I’ve turned around, and I intend to go in the opposite direction I was taught.   I am becoming more identified with my body, it goes wherever my mind goes, it contacts anything I can relate to.   My mind and body are learning how to merge together.    I see others as mind and body.    No more abstracted persons.    Wholly flesh and blood and mind.   All are one.

Interconnect

For about fifty-five years, I’ve been sorting out what it means to be in connection with other human beings.   In particular, I’ve been musing about what our culture calls a relationship.   I now am trying to figure out what it means to interconnect, be in a relationship without clinging or attachment.   I think this is a new insight for me.

I am now wondering if there can be an interconnection without anxiety about loss, without grasping for continuity, without surges of jealousy, without worrying fear.   I would like to interconnect without regard for the future, only attentive to being present, here and now.

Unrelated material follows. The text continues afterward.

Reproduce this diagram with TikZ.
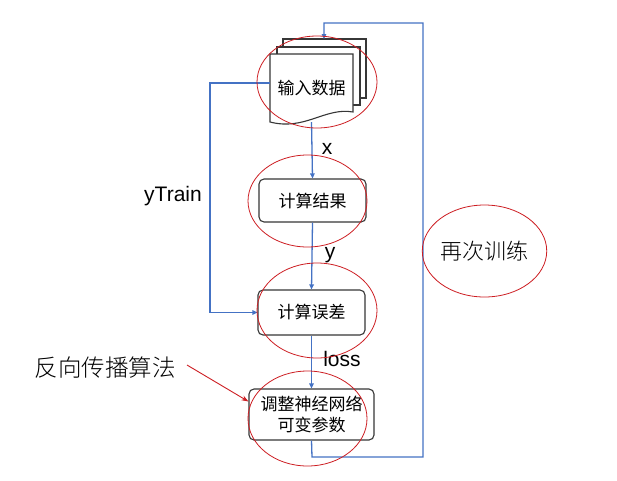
\documentclass[tikz,border=0pt]{standalone}
\usepackage{fontspec}
\setmainfont{Liberation Sans}
\newfontfamily\cjk{Noto Sans CJK SC}
\newfontfamily\cjklight{Noto Sans CJK SC Light}
\usetikzlibrary{arrows.meta,shapes.geometric}
\definecolor{lineblue}{RGB}{68,114,196}
\definecolor{ellred}{RGB}{205,30,35}
\definecolor{boxgray}{RGB}{55,55,55}
\tikzset{
  flow/.style={draw=lineblue,line width=1.3pt,-{Triangle[length=5pt,width=4.5pt]}},
  procbox/.style={draw=boxgray,line width=1.1pt,rounded corners=5pt,fill=white,
    inner sep=0pt,align=center,font=\cjk\fontsize{17}{21}\selectfont},
  redell/.style={draw=ellred,line width=0.8pt},
  lbl/.style={inner sep=0pt,font=\fontsize{21}{24}\selectfont,text=black},
  pagebox/.style={draw=boxgray,line width=1.1pt,fill=white},
  redarrow/.style={draw=ellred,line width=0.9pt,-{Stealth[length=7pt,width=5pt]}}
}
\begin{document}
\begin{tikzpicture}[x=1pt,y=-1pt]
\useasboundingbox[fill=white] (0,0) rectangle (617,480);
% stacked document pages
\draw[pagebox] (283,39) rectangle (366,98);
\draw[pagebox] (277,47) rectangle (360,105);
\draw[pagebox] (270,54) -- (353,54) -- (353,112)
   .. controls (325,107) and (305,131) .. (270,122) -- cycle;
\node[inner sep=0pt,minimum width=83pt,minimum height=68pt] (doc) at (311.5,88)
   {\cjk\fontsize{17}{21}\selectfont 输入数据};
% process boxes
\node[procbox,minimum width=107pt,minimum height=43pt] (calc) at (312.5,200.5) {计算结果};
\node[procbox,minimum width=107pt,minimum height=45pt] (err) at (311.5,312.5) {计算误差};
\node[procbox,minimum width=125pt,minimum height=51pt] (adj) at (311.5,414.5)
   {调整神经网络\\可变参数};
% connectors
\draw[flow] (doc.south) -- (calc.north);
\draw[flow] (calc.south) -- (err.north);
\draw[flow] (err.south) -- (adj.north);
\draw[flow] ([yshift=5pt]doc.west) -- (210,83) |- (err.west);
\coordinate (toparr) at (324,39);
\draw[flow] (adj.south) -- (312,457) -- (423,457) -- (423,23) -| (toparr);
% labels
\node[lbl] (lx) at (327,149) {x};
\node[lbl] (ly) at (330,255) {y};
\node[lbl] (lloss) at (342,359) {loss};
\node[lbl] (lytrain) at (173,196) {yTrain};
% red ellipses
\draw[redell] (317,82) ellipse (60 and 46);
\draw[redell] (307.5,201) ellipse (59.5 and 46);
\draw[redell] (317,310.5) ellipse (60 and 47.5);
\draw[redell] (307.5,418.5) ellipse (59.5 and 47.5);
\node[redell,ellipse,minimum width=119pt,minimum height=92pt,inner sep=0pt,
  font=\cjklight\fontsize{22}{26}\selectfont] (again) at (484.5,251) {再次训练};
% annotation
\node[inner sep=0pt,font=\cjklight\fontsize{23.5}{28}\selectfont] (bp) at (105,368) {反向传播算法};
\coordinate (bpa) at (187,365);
\draw[redarrow] (bpa) -- ([yshift=13pt]adj.west);
\end{tikzpicture}
\end{document}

It seems that my culture conspires to stir up all the anxieties and fears associated with grasping and attachment.    It seems intent on making me suffer.   I have been encouraged to make promises about the future and rely on promises someone else must make.   I live in a culture that puts the emphasis on relying on what another person will do, not on what is happening right now.    I am trying to answer “will you be there tomorrow” rather than are you here now.    I am encouraged to promise “I will be there tomorrow” rather than make the most loving statement “I am here for you now.”

I am convinced that if I attempt to promise what I will do, I set up expectations I will never meet.   Promises lead to attempts to control, grasping, attachment.   All this leads to suffering.

Of course, this means that an interconnection can only be between people who are equal.    There is no possession, no ownership, no superiority, no dependency.   It means I have to be able to say, with true authenticity, “I am here.”   That is something I must first be able to say to myself.